Stoner explains, “Spanish and American, academic and artistic, a mother and a lover, spiritual and fleshy. All of these expressions are me, and it felt good to finally bring all these different parts of me into harmonic conversation on this record.”
Opening on a low-slung, elegiac organ, “Loved Me Like a Weapon” flows into a gently, undulating rhythm topped by hints of country leitmotifs merged with wistful, shimmering surfaces. Stoner’s poignant voice, at once tender and melancholy, imbues the lyrics with surrendering tones.

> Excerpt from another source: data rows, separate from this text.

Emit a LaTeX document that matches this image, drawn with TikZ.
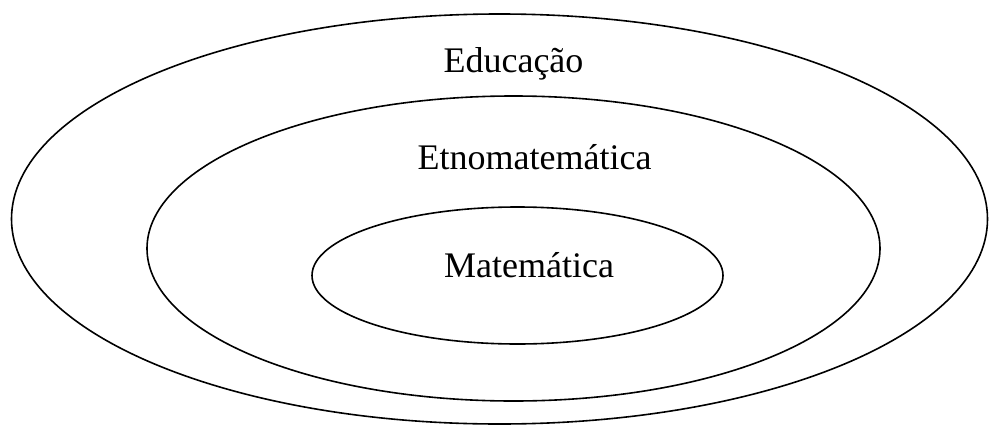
\documentclass[tikz,border=0pt]{standalone}
\usepackage{fontspec}
\setmainfont{Liberation Serif}
\begin{document}
\begin{tikzpicture}[x=1pt, y=-1pt, font=\fontsize{36}{40}\selectfont]
    \tikzset{ring/.style={draw=black, line width=1.6pt}}
    \tikzset{ring label/.style={anchor=base, inner sep=0pt}}
    \useasboundingbox (0,0) rectangle (989,426);
    
    % Outer ring - Educacao
    \draw[ring] (499.5,219) ellipse [x radius=488, y radius=205];
    \node[ring label] (educacao) at (513.5,72) {Educação};
    
    % Middle ring - Etnomatematica
    \draw[ring] (513.5,248.5) ellipse [x radius=366.5, y radius=152.5];
    \node[ring label] (etno) at (534.5,169) {Etnomatemática};
    
    % Inner ring - Matematica
    \draw[ring] (517.5,275.5) ellipse [x radius=205.5, y radius=68.5];
    \node[ring label] (mat) at (529,277) {Matemática};
    
\end{tikzpicture}
\end{document}
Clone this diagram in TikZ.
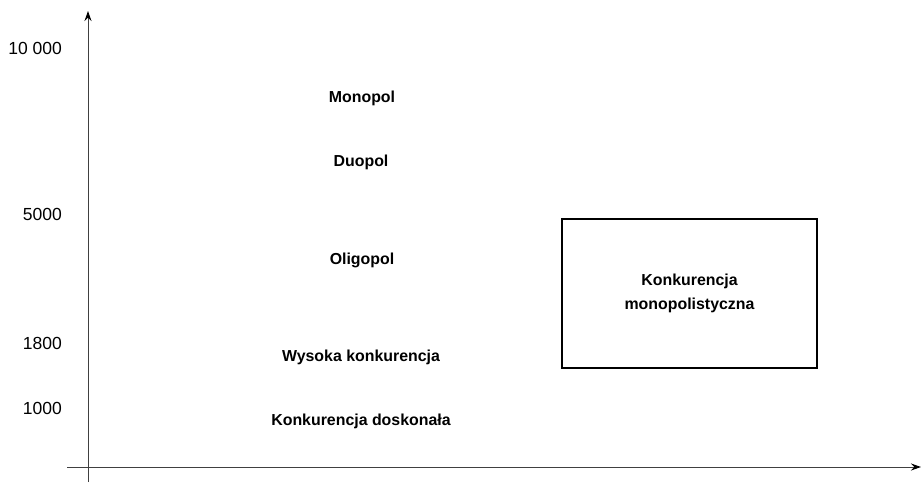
\documentclass[tikz,border=0pt]{standalone}
\usepackage{fontspec}
\setmainfont{Liberation Sans}
\usetikzlibrary{arrows.meta}
\begin{document}
\begin{tikzpicture}[x=1pt,y=-1pt,
  axis/.style={draw=black!75,line width=1pt,-{Stealth[length=10pt,width=7pt,color=black]}},
  lab/.style={font=\bfseries\fontsize{15.9}{18}\selectfont,inner sep=0pt},
  tick/.style={font=\fontsize{17.5}{20}\selectfont,inner sep=0pt,anchor=east},
  boxst/.style={draw=black,line width=2pt,minimum width=255pt,minimum height=149pt,inner sep=0pt,
    font=\bfseries\fontsize{15.9}{24}\selectfont,align=center}]
\useasboundingbox (0,0) rectangle (921,482);
\coordinate (ybot) at (88,482);
\coordinate (ytop) at (88,11);
\coordinate (xl) at (67,467);
\coordinate (xr) at (921,467);
\draw[axis] (ybot) -- (ytop);
\draw[axis] (xl) -- (xr);
\node[tick] (t1) at (62,48) {10 000};
\node[tick] (t2) at (62,214) {5000};
\node[tick] (t3) at (62,343) {1800};
\node[tick] (t4) at (62,408) {1000};
\node[lab] (mono) at (362,98.5) {Monopol};
\node[lab] (duo) at (361,162.5) {Duopol};
\node[lab] (oli) at (362,260.5) {Oligopol};
\node[lab] (wys) at (361,357.5) {Wysoka konkurencja};
\node[lab] (dosk) at (361,421.5) {Konkurencja doskonała};
\node[boxst] (km) at (689.5,293.5) {Konkurencja\\monopolistyczna};
\end{tikzpicture}
\end{document}
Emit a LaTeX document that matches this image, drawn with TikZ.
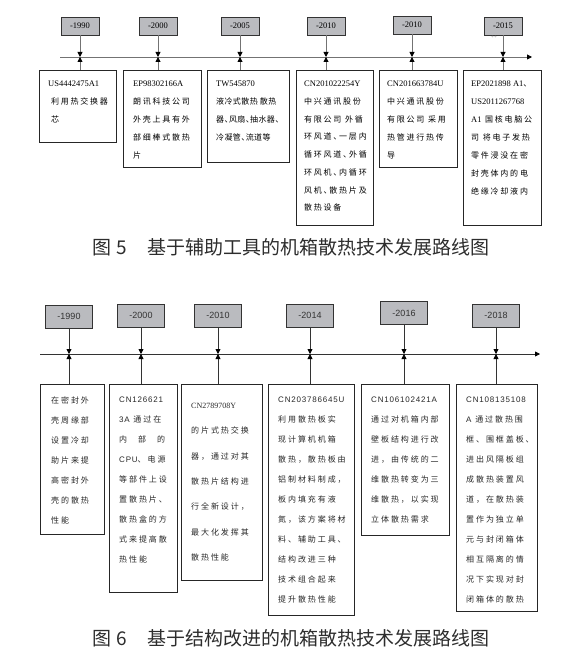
\documentclass[tikz,border=0pt]{standalone}
\usepackage{fontspec}
\setmainfont{Noto Sans CJK SC}
\newfontfamily\zhtop[LetterSpace=22,RawFeature={+halt}]{Noto Sans CJK SC}
\newfontfamily\zhtight[LetterSpace=5,RawFeature={+halt}]{Noto Sans CJK SC}
\newfontfamily\zhbot[LetterSpace=24]{Noto Sans CJK SC}
\newfontfamily\tnr{Liberation Serif}
\newfontfamily\lsb[LetterSpace=10]{Liberation Sans}
\newfontfamily\ars{Liberation Sans}
\newcommand\lt[1]{{\tnr\fontsize{8.5}{18}\selectfont #1}}
\usetikzlibrary{positioning,calc,arrows.meta}
\definecolor{yearfill}{RGB}{186,187,191}
\definecolor{linegray}{RGB}{115,115,115}
\definecolor{capgray}{RGB}{45,45,45}
\tikzset{>={Triangle[length=5pt,width=5pt,color=black]},
ln/.style={draw=linegray,line width=0.9pt},
lnb/.style={draw=black!80,line width=0.8pt},
yb/.style={draw=black!80,fill=yearfill,line width=0.7pt,minimum width=38,minimum height=18,inner sep=0pt,font=\tnr\fontsize{8.5}{9}\selectfont},
yc/.style={draw=black!80,fill=yearfill,line width=0.7pt,minimum width=47,minimum height=23,inner sep=0pt,font=\ars\fontsize{9}{10}\selectfont,text=black!80},
pb/.style={draw=black!85,line width=0.8pt,anchor=north west,inner sep=0pt},
tt/.style={anchor=north west,inner sep=0pt,align=left,font=\zhtop\fontsize{8}{18}\selectfont},
tb/.style={anchor=north west,inner sep=0pt,align=left,text=black!85,font=\zhbot\fontsize{8}{20}\selectfont},
captxt/.style={anchor=west,text=capgray,font=\fontsize{19}{20}\selectfont},
}

\begin{document}
\begin{tikzpicture}[x=1pt,y=-1pt]
\useasboundingbox (0,0) rectangle (585,655);

% upper roadmap
\coordinate (a0) at (60,57);
\coordinate (a7) at (532,57);
\foreach \n/\x in {1/80,2/158,3/240,4/326,5/412,6/503}
	\coordinate (a\n) at (\x,57);
\draw[ln,->] (a0) -- (a7);

\node[yb] (ya1) at (80,26) {-1990};
\node[yb] (ya2) at (158,26) {-2000};
\node[yb] (ya3) at (240,26) {-2005};
\node[yb] (ya4) at (326,26) {-2010};
\node[yb] (ya5) at (412,25) {-2010};
\node[yb] (ya6) at (503,26) {-2015};
\node[font=\tnr\fontsize{5}{5}\selectfont,text=gray] (pp) at (494,37) {++};

\node[pb,minimum width=77,minimum height=72] (pa1) at (39,70) {};
\node[pb,minimum width=78,minimum height=97] (pa2) at (123,70) {};
\node[pb,minimum width=82,minimum height=92] (pa3) at (207,70) {};
\node[pb,minimum width=77,minimum height=155] (pa4) at (296,70) {};
\node[pb,minimum width=78,minimum height=97] (pa5) at (379,70) {};
\node[pb,minimum width=78,minimum height=155] (pa6) at (463,70) {};

\foreach \n in {1,...,6} {
	\draw[ln,->] (ya\n) -- (a\n);
	\draw[ln,->] (a\n |- pa\n.north) -- (a\n);
}

\node[tt] (ta1) at ([shift={(9pt,-11pt)}]pa1.north west)
	{\lt{US4442475A1}\\\hspace{3pt}利用热交换器\\\hspace{3pt}芯};
\node[tt] (ta2) at ([shift={(10pt,-11pt)}]pa2.north west)
	{\lt{EP98302166A}\\朗讯科技公司\\外壳上具有外\\部细棒式散热\\片};
\node[tt,font=\zhtight\fontsize{8}{18}\selectfont] (ta3) at ([shift={(9pt,-11pt)}]pa3.north west)
	{\lt{TW545870}\\液冷式散热 散热\\器、风扇、抽水器、\\冷凝管、流道等};
\node[tt,font=\zhtop\fontsize{8}{17.7}\selectfont] (ta4) at ([shift={(8pt,-11pt)}]pa4.north west)
	{\lt{CN201022254Y}\\中兴通讯股份\\有限公司 外循\\环风道、一层内\\循环风道、外循\\环风机、内循环\\风机、散热片及\\散热设备};
\node[tt] (ta5) at ([shift={(8pt,-11pt)}]pa5.north west)
	{\lt{CN201663784U}\\中兴通讯股份\\有限公司 采用\\热管进行热传\\导};
\node[tt] (ta6) at ([shift={(8pt,-11pt)}]pa6.north west)
	{\lt{EP2021898 A1}、\\\lt{US2011267768}\\\lt{A1} 国核电脑公\\司 将电子发热\\零件浸没在密\\封壳体内的电\\绝缘冷却液内};

\node[captxt] (c5) at (89,247) {图\hspace{5pt}5\hspace{20pt}基于辅助工具的机箱散热技术发展路线图};

% lower roadmap
\coordinate (b0) at (40,354);
\coordinate (b7) at (540,354);
\foreach \n/\x in {1/69,2/141,3/218,4/310,5/404,6/496}
	\coordinate (b\n) at (\x,354);
\draw[lnb,->] (b0) -- (b7);

\node[yc] (yb1) at (69,316.5) {-1990};
\node[yc] (yb2) at (141,315.5) {-2000};
\node[yc] (yb3) at (218,315.5) {-2010};
\node[yc] (yb4) at (310,315.5) {-2014};
\node[yc] (yb5) at (404,313) {-2016};
\node[yc] (yb6) at (496,315.5) {-2018};

\node[pb,minimum width=64,minimum height=150] (pc1) at (40,384) {};
\node[pb,minimum width=68,minimum height=208] (pc2) at (109,384) {};
\node[pb,minimum width=81,minimum height=196] (pc3) at (181,384) {};
\node[pb,minimum width=86,minimum height=231] (pc4) at (268,384) {};
\node[pb,minimum width=88,minimum height=151] (pc5) at (361,384) {};
\node[pb,minimum width=81,minimum height=227] (pc6) at (456,384) {};

\foreach \n in {1,...,6} {
	\draw[lnb,->] (yb\n) -- (b\n);
	\draw[lnb,->] (b\n |- pc\n.north) -- (b\n);
}

\node[tb] (tc1) at ([shift={(11pt,-12.5pt)}]pc1.north west)
	{在密封外\\壳周缘部\\设置冷却\\助片来提\\高密封外\\壳的散热\\性能};
\node[tb] (tc2) at ([shift={(10pt,-12.5pt)}]pc2.north west)
	{{\lsb CN126621}\\{\lsb 3A} 通过在\\内\hspace{11pt}部\hspace{11pt}的\\{\lsb CPU}、电源\\等部件上设\\置散热片、\\散热盒的方\\式来提高散\\热性能};
\node[tb,font=\zhbot\fontsize{8}{25.3}\selectfont] (tc3) at ([shift={(10pt,-19pt)}]pc3.north west)
	{{\tnr CN2789708Y}\\的片式热交换\\器，通过对其\\散热片结构进\\行全新设计，\\最大化发挥其\\散热性能};
\node[tb] (tc4) at ([shift={(10pt,-12.5pt)}]pc4.north west)
	{{\lsb CN203786645U}\\利用散热板实\\现计算机机箱\\散热，散热板由\\铝制材料制成，\\板内填充有液\\氮，该方案将材\\料、辅助工具、\\结构改进三种\\技术组合起来\\提升散热性能};
\node[tb] (tc5) at ([shift={(10pt,-12.5pt)}]pc5.north west)
	{{\lsb CN106102421A}\\通过对机箱内部\\壁板结构进行改\\进，由传统的二\\维散热转变为三\\维散热，以实现\\立体散热需求};
\node[tb] (tc6) at ([shift={(10pt,-12.5pt)}]pc6.north west)
	{{\lsb CN108135108}\\{\lsb A} 通过散热围\\框、围框盖板、\\进出风隔板组\\成散热装置风\\道，在散热装\\置作为独立单\\元与封闭箱体\\相互隔离的情\\况下实现对封\\闭箱体的散热};

\node[captxt] (c6) at (89,638) {图\hspace{5pt}6\hspace{20pt}基于结构改进的机箱散热技术发展路线图};
\end{tikzpicture}
\end{document}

“You left the edges sharp to slice again and again / Never one to call my bluff, even when I’m divided… / Searching across faded photographs… / Where no one’s wrong / No one’s right.”
The video, co-directed by Stoner and Logan Zillmer, depicts Stoner as an assassin trying to break free of her handlers. As she searches for a way out, in the end, her handlers decide to dispose of her. Wounded and bleeding, she falls to the floor of the shower in what Stoner describes as “the anguish of the all too familiar feminine experience of being bribed into silence or even targeted as a problem.”
Brie Stoner has it going on! Simultaneously touching and plaintive, “Loved Me Like a Weapon” evokes feelings of futility in the face of intransigence.